Many have tried not just to report her death, but to sanctify her life, trying to endow an apparently inexplicable murder with some deeper meaning. Jack Straw, the home secretary, set the tone for the media coverage when he told the Commons that Miss Dando 'had done a huge amount personally in the fight against crime by her role, not least in Crimewatch UK'. In The Times, Valerie Grove concurred that 'Because she stood bravely in the studio appealing for help in solving crime, Miss Dando stood for right versus wrong' (28 April). The article also compared her televised launch of the Kosovo appeal to the anti-mine campaigning of Diana, Princess of Wales.

Posthumous attempts to depict Miss Dando as a symbol of Good fuelled the speculation that her death may have been an act of revenge by the forces of Evil. The front-page headline in Tuesday's Express - 'Was she killed by a hitman?' - was topped by the banner headline on Wednesday's Daily Mail: 'Was Jill killed by a Serb gunman?'

When emotionalism rushes in the door, perspective goes out of the window. No doubt Miss Dando was a warm and charming woman. But she was also an archetypal celebrity: somebody who is famous largely for being famous, rather than for what they have done. As a television presenter who 'stood bravely in the studio', she was no more responsible for solving crimes or saving Kosovo refugees than her friend Desmond Lynam is to blame for the football results.

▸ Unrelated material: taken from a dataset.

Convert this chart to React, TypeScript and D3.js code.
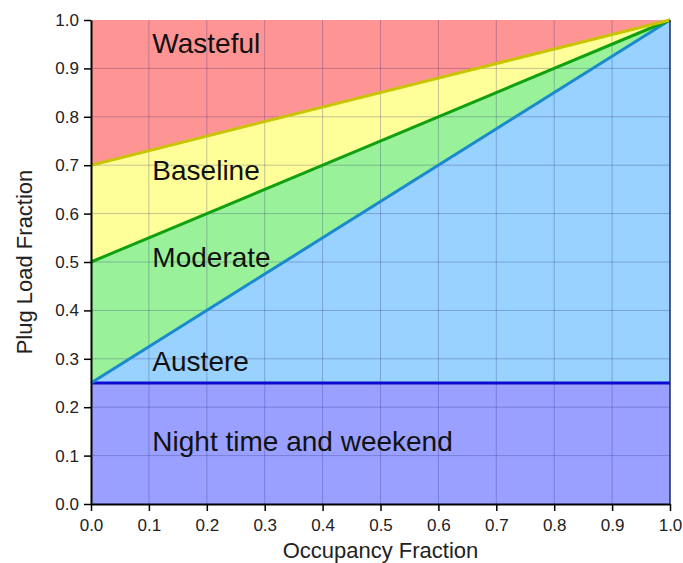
import { useEffect, useRef } from 'react';
import * as d3 from 'd3';

// boundary lines: plug load fraction at occupancy 0 and 1
const lineNames = ['Night', 'Austere', 'Moderate', 'Baseline'];
const startValues = [0.25, 0.25, 0.5, 0.7];
const endValues = [0.25, 1.0, 1.0, 1.0];
const lineColors = ['#0a0ad0', '#1a8ad0', '#10a010', '#c8c400'];

// regions from bottom to top
const regionLabels = ['Night time and weekend', 'Austere', 'Moderate', 'Baseline', 'Wasteful'];
const regionFills = ['#9aa0ff', '#99d2ff', '#99f299', '#ffff99', '#ff9494'];
const labelY = [0.13, 0.295, 0.51, 0.69, 0.953];

const ticks = [0, 0.1, 0.2, 0.3, 0.4, 0.5, 0.6, 0.7, 0.8, 0.9, 1.0];

const FONT = 'Arial, "Liberation Sans", sans-serif';

export default function App() {
  const svgRef = useRef<SVGSVGElement>(null);

  useEffect(() => {
    if (!svgRef.current) return;
    d3.select(svgRef.current).selectAll('*').remove();

    const margin = { top: 20, right: 13, bottom: 59, left: 91 };
    const width = 683;
    const height = 563;
    const innerWidth = width - margin.left - margin.right;
    const innerHeight = height - margin.top - margin.bottom;

    const svg = d3
      .select(svgRef.current)
      .append('g')
      .attr('transform', `translate(${margin.left},${margin.top})`);

    const x = d3.scaleLinear().domain([0, 1]).range([0, innerWidth]);
    const y = d3.scaleLinear().domain([0, 1]).range([innerHeight, 0]);

    // region polygons: between consecutive boundaries
    const lower = [[0, 0], ...lineNames.map((_, i) => [startValues[i], endValues[i]])];
    const upper = [...lineNames.map((_, i) => [startValues[i], endValues[i]]), [1, 1]];

    const area = d3
      .area<{ x: number; y0: number; y1: number }>()
      .x((d) => x(d.x))
      .y0((d) => y(d.y0))
      .y1((d) => y(d.y1));

    regionFills.forEach((fill, i) => {
      const pts = [0, 1].map((k) => ({ x: k, y0: lower[i][k], y1: upper[i][k] }));
      svg.append('path').attr('d', area(pts)).attr('fill', fill);
    });

    // grid
    const grid = svg.append('g');
    ticks.slice(1, -1).forEach((t) => {
      grid
        .append('line')
        .attr('x1', x(t))
        .attr('x2', x(t))
        .attr('y1', 0)
        .attr('y2', innerHeight)
        .attr('stroke', 'rgba(40,40,120,0.28)')
        .attr('stroke-width', 1);
      grid
        .append('line')
        .attr('x1', 0)
        .attr('x2', innerWidth)
        .attr('y1', y(t))
        .attr('y2', y(t))
        .attr('stroke', 'rgba(40,40,120,0.28)')
        .attr('stroke-width', 1);
    });

    // boundary lines
    const line = d3
      .line<[number, number]>()
      .x((d) => x(d[0]))
      .y((d) => y(d[1]));
    lineNames.forEach((_, i) => {
      svg
        .append('path')
        .attr('d', line([[0, startValues[i]], [1, endValues[i]]]))
        .attr('fill', 'none')
        .attr('stroke', lineColors[i])
        .attr('stroke-width', 3);
    });

    // region labels
    regionLabels.forEach((label, i) => {
      svg
        .append('text')
        .attr('x', x(0.106))
        .attr('y', y(labelY[i]))
        .attr('dy', '0.35em')
        .attr('font-family', FONT)
        .attr('font-size', 28)
        .attr('fill', '#111')
        .text(label);
    });

    // axes
    const fmt = (d: d3.NumberValue) => d3.format('.1f')(+d);
    const xAxis = svg
      .append('g')
      .attr('transform', `translate(0,${innerHeight})`)
      .call(d3.axisBottom(x).tickValues(ticks).tickFormat(fmt).tickSize(7).tickSizeOuter(0));
    const yAxis = svg
      .append('g')
      .call(d3.axisLeft(y).tickValues(ticks).tickFormat(fmt).tickSize(7).tickSizeOuter(0));
    [xAxis, yAxis].forEach((a) => {
      a.attr('font-family', FONT).attr('font-size', 17);
      a.select('.domain').attr('stroke', '#000').attr('stroke-width', 2);
      a.selectAll('.tick line').attr('stroke', '#000').attr('stroke-width', 1.5);
      a.selectAll('.tick text').attr('fill', '#222');
    });
    xAxis.selectAll('.tick text').attr('y', 12).attr('dy', '0.9em');
    yAxis.selectAll('.tick text').attr('x', -12);

    // right border
    svg
      .append('line')
      .attr('x1', innerWidth)
      .attr('x2', innerWidth)
      .attr('y1', 0)
      .attr('y2', innerHeight)
      .attr('stroke', '#1a2a60')
      .attr('stroke-width', 1.5);

    // axis titles
    svg
      .append('text')
      .attr('x', innerWidth / 2)
      .attr('y', innerHeight + 54)
      .attr('text-anchor', 'middle')
      .attr('font-family', FONT)
      .attr('font-size', 22)
      .attr('fill', '#222')
      .text('Occupancy Fraction');
    svg
      .append('text')
      .attr('transform', `translate(${-59},${innerHeight / 2}) rotate(-90)`)
      .attr('text-anchor', 'middle')
      .attr('font-family', FONT)
      .attr('font-size', 22)
      .attr('fill', '#222')
      .text('Plug Load Fraction');
  }, []);

  return (
    <div style={{ position: 'fixed', left: 0, top: 0, background: '#fff' }}>
      <svg ref={svgRef} width={683} height={563} style={{ display: 'block' }} />
    </div>
  );
}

Everybody from Julie Burchill to the Mayor of Weston-super-Mare, Miss Dando's hometown, has rushed to compare her to the late Diana. 'Goodbye to an English rose' read one of the floral tributes outside Miss Dando's Fulham house. And while Tony Blair just stopped short of repeating his eulogy to Diana, Sue Carroll of The Mirror did it for him. 'If Diana was the People's Princess', she told us, 'Jill was the People's Presenter'.

Miss Dando was clearly no Diana, more Tesco Metro than Harvey Nicks. Yet those trying to recreate the morbid effusion whipped up after the death of the princess insist that they were both like 'the girl next door'. Where 'ordinary people' loved Diana for her vulnerability and insecurity, Jill was admired for what one former boss called her 'extraordinary ordinariness'.

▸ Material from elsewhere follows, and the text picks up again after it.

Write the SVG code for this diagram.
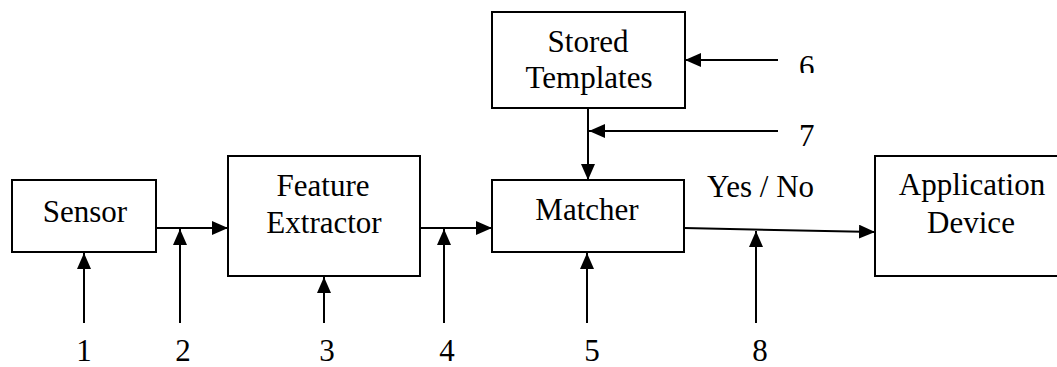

At one time, being weak might have been thought a reason for not getting the Hollywood treatment. Now it is a telling sign of our unheroic age that we should be encouraged to admire and emulate a princess who called herself 'as thick as a plank' and a celebrity who once described herself as 'Jill Blando'.

The media must take their share of responsibility for encouraging much of the copycat mawkishness. The response of some journalists and broadcasters has gone way beyond the understandable sense of shock and loss at the murder of one their own. Both the BBC and ITN produced special half-hour programmes within hours of Miss Dando's death - something they never managed for the outbreak of war in the Balkans.

Yet the media are not ultimately to blame. Many people seem only too willing to be injected with another dose of mourning sickness. At a time when people feel disengaged from the old institutions that once held them together, public displays of mourning for a Diana, a Linda McCartney or a Jill Dando (complete with the new rituals of flower-laying, condolence-book signing, etc) have become rare opportunities to show some social solidarity.

Respect the grief of the bereaved, but don't indulge the rest of the circus. People may exhibit strong feelings during mourning sickness, but for most they are ersatz emotions, directed at people they did not know for reasons of which they are unsure. As Dr Oliver James said of the tears for Diana, 'whilst the sincerity of the feelings are undoubted, their authenticity is not'.

Meanwhile, in Belgrade, they drag the body of an ordinary, innocent make-up lady from the rubble of the Serbian equivalent of BBC Television Centre. No tears or TV specials for her.